MEXICAN TV sportscaster Ines Sainz has a smoking-hot body, the kind most women would kill for, and the type of job that being easy on the eye is a career requirement.
But that doesn't mean she was asking for trouble when she showed up in the New York Jets locker room in painted-on jeans.
When you stop and consider her vavavavoom image and that she got her position in part for being eye candy for TV Azteca's male viewers, Sainz was doing her job. For her, dressing in provocative clothing is as much a part of how she earns her living as her interviewing skills.
In a perfect world, Sainz should be allowed to perform whatever interviews she has been assigned and go home afterward, just like any other sports reporter. In that world, no bozo would toss footballs at her while she's interviewing Jets' quarterback Mark Sanchez. And no one would make catcalls or wolf whistles when she showed up in the locker room, no matter how high her heels. In a perfect world, the people around her would understand that, just as players wear protective padding as part of their job, she's in her uniform. Even if it is a slinky dress or whatever.
The reality, though, is that Sainz is Maxim-magazine-attractive, and she was on a field with Jets players who apparently were so taken by her that they resorted to juvenile antics. You expect people in their position to know the rules and to treat each other as professionals, even if one of those professions might necessitate flirty banter under the guise of asking a legitimate question. (In 2008, she donned a wedding dress and proposed on-air to Tom Brady.)

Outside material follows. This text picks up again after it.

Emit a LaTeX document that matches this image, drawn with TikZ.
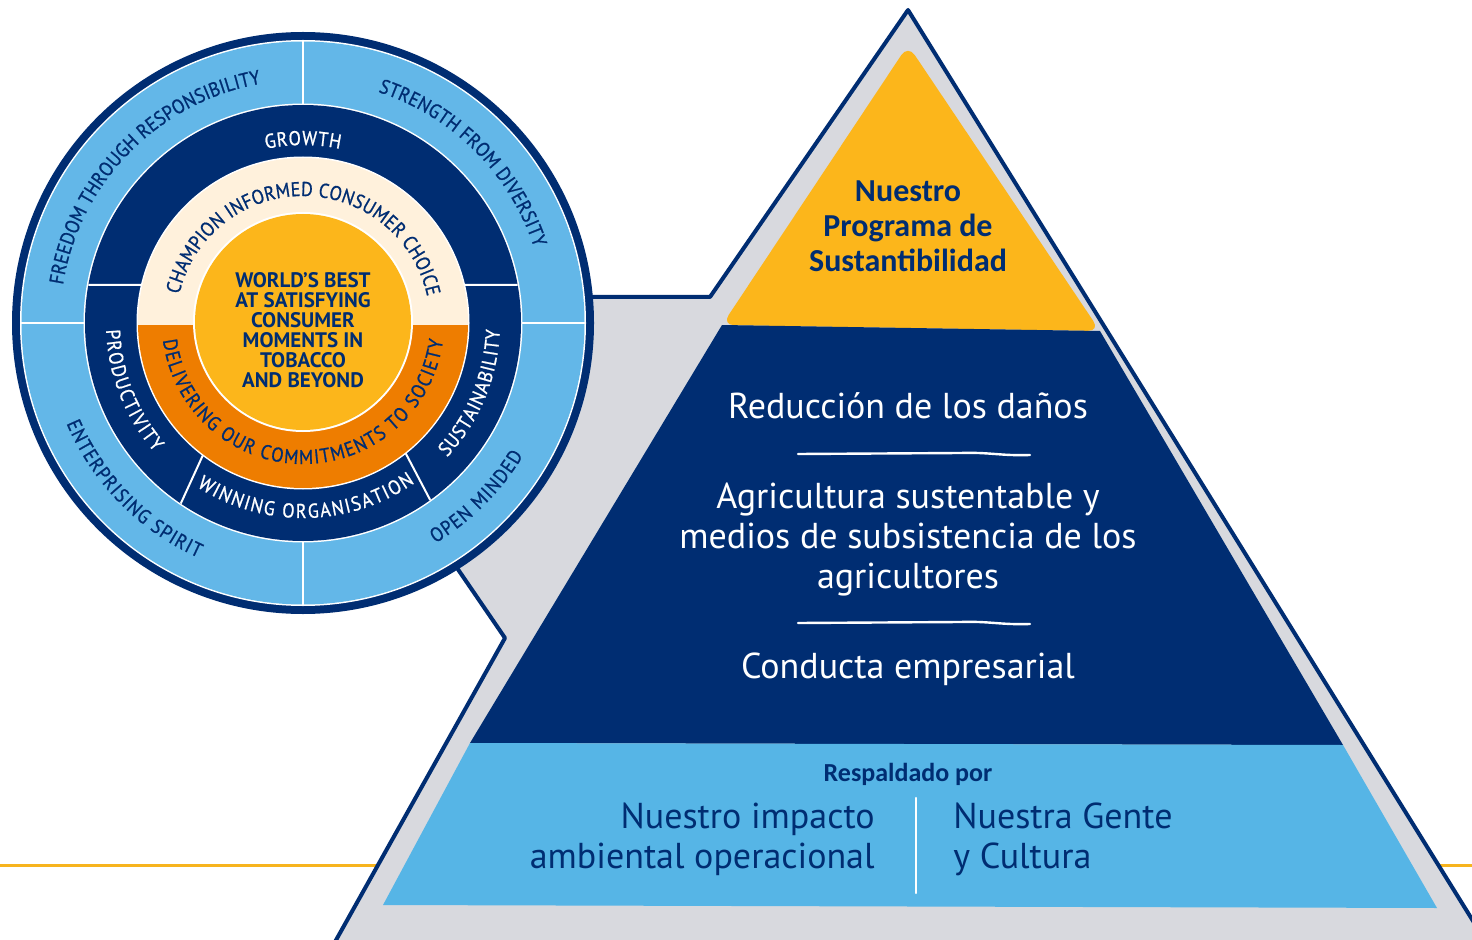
\documentclass[tikz,border=0pt]{standalone}
\usepackage{fontspec}
\setmainfont{PT Sans}
\newfontfamily\carl{Carlito}
\newfontfamily\cfont[FakeStretch=0.9, FakeBold=0.9]{PT Sans}
\usetikzlibrary{decorations.text}
\definecolor{navy}{RGB}{0,45,114}
\definecolor{lblue}{RGB}{99,183,232}
\definecolor{pblue}{RGB}{86,181,230}
\definecolor{yel}{RGB}{252,182,27}
\definecolor{orng}{RGB}{238,125,0}
\definecolor{cream}{RGB}{255,241,220}
\definecolor{pgray}{RGB}{216,217,222}
\definecolor{lineyel}{RGB}{247,180,30}
\newcommand\ftA{\cfont\fontsize{10}{11}\selectfont\color{navy}}
\newcommand\ftB{\cfont\fontsize{10}{11}\selectfont\color{white}}
\newcommand\ftC{\cfont\fontsize{10}{11}\selectfont\color{navy}}
\begin{document}
\begin{tikzpicture}[x=0.5pt,y=0.5pt,
  wtext/.style={text=white, font=\fontsize{18}{20}\selectfont, inner sep=0pt},
  btext/.style={text=navy, font=\fontsize{18}{20}\selectfont, inner sep=0pt},
  sepline/.style={white, line width=1.2pt, line cap=round},
  ringsep/.style={white, line width=1pt}]
\useasboundingbox (0,0) rectangle (1472,939);
\clip (0,0) rectangle (1472,939);
\fill[white] (0,0) rectangle (1472,939);
\coordinate (yl) at (0,74);
\coordinate (yr) at (1472,74);
\draw[lineyel, line width=1.5pt] (yl) -- (yr);
% ---------- pyramid (image coordinates, y down)
\begin{scope}[shift={(0,939)}, yscale=-1]
  \filldraw[fill=pgray, draw=navy, line width=2pt, line join=round]
    (560,297) -- (710,297) -- (908,10) -- (1496,958) -- (326,958) -- (505,638) -- (442,546) -- cycle;
  \fill[yel, rounded corners=6pt] (908,45) -- (1100,331) -- (722,325) -- cycle;
  \fill[navy] (722,325) -- (1100,331) -- (1343,745) -- (470,743) -- cycle;
  \fill[pblue] (470,743) -- (1343,745) -- (1437,908) -- (383,905) -- cycle;
  \coordinate (s1a) at (798,454); \coordinate (s1b) at (1030,455);
  \coordinate (s2a) at (798,623); \coordinate (s2b) at (1030,624);
  \draw[sepline] (s1a) -- (960,453) .. controls (990,452) and (1000,456) .. (s1b);
  \draw[sepline] (s2a) -- (960,622) .. controls (990,621) and (1000,625) .. (s2b);
  \coordinate (va) at (916,798); \coordinate (vb) at (916,893);
  \draw[sepline] (va) -- (vb);
  \node[font=\carl\bfseries\fontsize{16}{17.5}\selectfont, text=navy, align=center] (prog) at (908,226) {Nuestro\\Programa de\\Sustantibilidad};
  \node[wtext, anchor=base] (red) at (908,418) {Reducción de los daños};
  \node[wtext, anchor=base] (ag1) at (908,508) {Agricultura sustentable y};
  \node[wtext, anchor=base] (ag2) at (908,548) {medios de subsistencia de los};
  \node[wtext, anchor=base] (ag3) at (908,588) {agricultores};
  \node[wtext, anchor=base] (cond) at (908,678) {Conducta empresarial};
  \node[font=\carl\bfseries\fontsize{13}{14}\selectfont, text=navy, anchor=base, inner sep=0pt] (resp) at (908,781) {Respaldado por};
  \node[btext, anchor=base east] (im1) at (875,828) {Nuestro impacto};
  \node[btext, anchor=base east] (im2) at (875,868) {ambiental operacional};
  \node[btext, anchor=base west] (ge1) at (953,828) {Nuestra Gente};
  \node[btext, anchor=base west] (ge2) at (953,868) {y Cultura};
\end{scope}
% ---------- circle
\begin{scope}[shift={(303,616)}]
  \fill[navy] (0,0) circle (291);
  \fill[white] (0,0) circle (283);
  \fill[lblue] (0,0) circle (281.5);
  \draw[ringsep] (0,218) -- (0,283) (0,-218) -- (0,-283) (-283,0) -- (-218,0) (218,0) -- (283,0);
  \fill[white] (0,0) circle (219.5);
  \fill[navy] (0,0) circle (218);
  \draw[ringsep] (-214.7,38) -- (-160.6,38) (160.6,38) -- (214.7,38)
    (232.8:165) -- (235.9:218) (308.3:165) -- (305.7:218);
  \fill[white] (0,0) circle (166.5);
  \begin{scope}
    \clip (-170,-2) rectangle (170,170);
    \fill[cream] (0,0) circle (165);
  \end{scope}
  \begin{scope}
    \clip (-170,-2) rectangle (170,-170);
    \fill[orng] (0,0) circle (165);
  \end{scope}
  \fill[white] (0,1) circle (110);
  \fill[yel] (0,1) circle (108);
  \node[font=\bfseries\fontsize{10.5}{10}\selectfont, text=navy, align=center] (core) at (0,-7)
    {WORLD’S BEST\\AT SATISFYING\\CONSUMER\\MOMENTS IN\\TOBACCO\\AND BEYOND};
  % outer ring texts
  \path[decorate, decoration={text along path, text align={fit to path}, text={|\ftA|FREEDOM THROUGH RESPONSIBILITY}}] (171:243) arc (171:100:243);
  \path[decorate, decoration={text along path, text align={fit to path}, text={|\ftA|STRENGTH FROM DIVERSITY}}] (72:243) arc (72:18:243);
  \path[decorate, decoration={text along path, text align={fit to path}, text={|\ftA|ENTERPRISING SPIRIT}}] (203:257) arc (203:246:257);
  \path[decorate, decoration={text along path, text align={fit to path}, text={|\ftA|OPEN MINDED}}] (301:257) arc (301:329:257);
  % navy ring texts
  \path[decorate, decoration={text along path, text align={fit to path}, text={|\ftB|GROWTH}}] (102:178) arc (102:78:178);
  \path[decorate, decoration={text along path, text align={fit to path}, text={|\ftB|PRODUCTIVITY}}] (182:197) arc (182:221:197);
  \path[decorate, decoration={text along path, text align={fit to path}, text={|\ftB|WINNING ORGANISATION}}] (237:195) arc (237:305:195);
  \path[decorate, decoration={text along path, text align={fit to path}, text={|\ftB|SUSTAINABILITY}}] (317:197) arc (317:358:197);
  % cream / orange texts
  \path[decorate, decoration={text along path, text align={fit to path}, text={|\ftC|CHAMPION INFORMED CONSUMER CHOICE}}] (167:127) arc (167:12:127);
  \path[decorate, decoration={text along path, text align={fit to path}, text={|\ftC|DELIVERING OUR COMMITMENTS TO SOCIETY}}] (187:141) arc (187:353:141);
\end{scope}
\end{tikzpicture}
\end{document}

Catcalls and players' making fools of themselves over her are hazards of the workplace. She probably causes a similar commotion when she goes to the grocery store. If other reporters in the locker room that day hadn't noticed and reported it to Jets management, Sainz probably would have chalked it up to another day in the life of the sexiest TV reporter in Mexico, as she calls herself.
After people started talking sexual harassment and others started running shots of Sainz in those jeans, the incident morphed into a big hullabaloo with the National Football League investigating. And which, unfortunately, tarnished by association the credibility of serious female sports reporters who got their credentials in journalism school rather than at a beauty pageant.
It does serve as a reminder, though, that in the age of infotainment, not everyone with a microphone is a serious journalist, and despite what Washington Redskin Clinton Portis suggested yesterday, not every female reporter is out to nab herself a player. He has since apologized for saying on D.C. radio that, "You put a woman and you give her a choice of 53 athletes, somebody got to be appealing to her" and "somebody got to spark her interest, or she's gonna wanna want somebody. I don't know what kind of woman won't, if you get to go and look at 53 men's packages."
The Association for Women in Sports Media is monitoring Sainz's situation, which is galling when you consider all the serious journalists who created and built the organization to ensure that they get a fair shot.
Sainz surely will continue her round of media interviews. All this attention isn't going to hurt her any. I wouldn't be surprised if a producer for "Dancing with the Stars" hasn't already tracked her down.